Microsoft and Nvidia unveil most powerful Transformer language models13. October 2021
Microsoft and Nvidia unveil most powerful Transformer language models
San Francisco, Oct. 13, 2021
Microsoft and Nvidia have unveiled a natural language generation model that has three times more parameters than GPT-3. In a blog post, they called the MT-NLG model “the largest and most powerful monolithic Transformer language model trained to date.”
Language models analyze and generate new text based on prompts. For example, they can predict what a person might write next in an email, or compose a story based on a single headline.
MT-NLG shows “unmatched accuracy” on these and other tasks, such as reading comprehension, common sense, completion prediction, and word sense disambiguation.

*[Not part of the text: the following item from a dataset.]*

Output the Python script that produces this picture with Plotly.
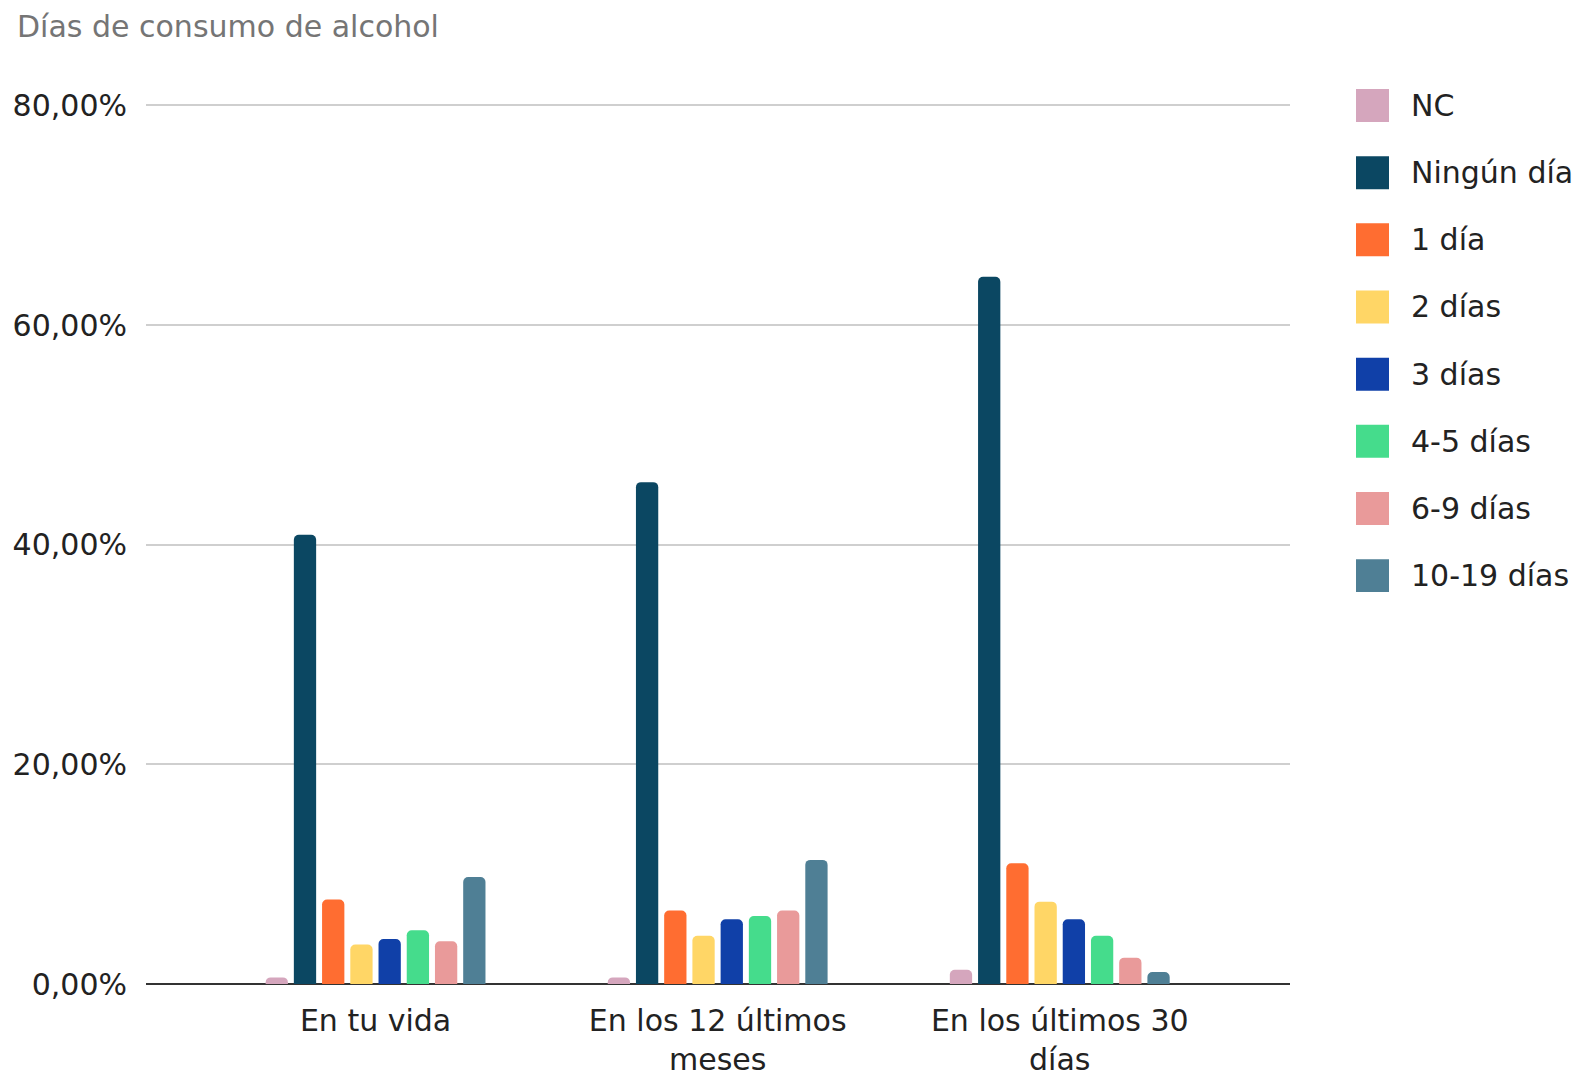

The model has 530 billion parameters compared to the 175 billion parameters of OpenAI’s GPT-3 model. It’s still less than Google’s Switch Transformer NLP model, which has 1.6 trillion parameters. More parameters usually means a more sophisticated and complex model that is better able to understand the nuances of language.
It was trained using Nvidia’s $85 million Selene supercomputer, which consists of 560 DGX A100 servers, each with eight A100 80GB GPUs. Like other language models, however, it is sometimes toxic and biased. That’s because it inherits those characteristics from the data it’s trained on, though Nvidia and Microsoft say they’re “committed to working to solve this problem.”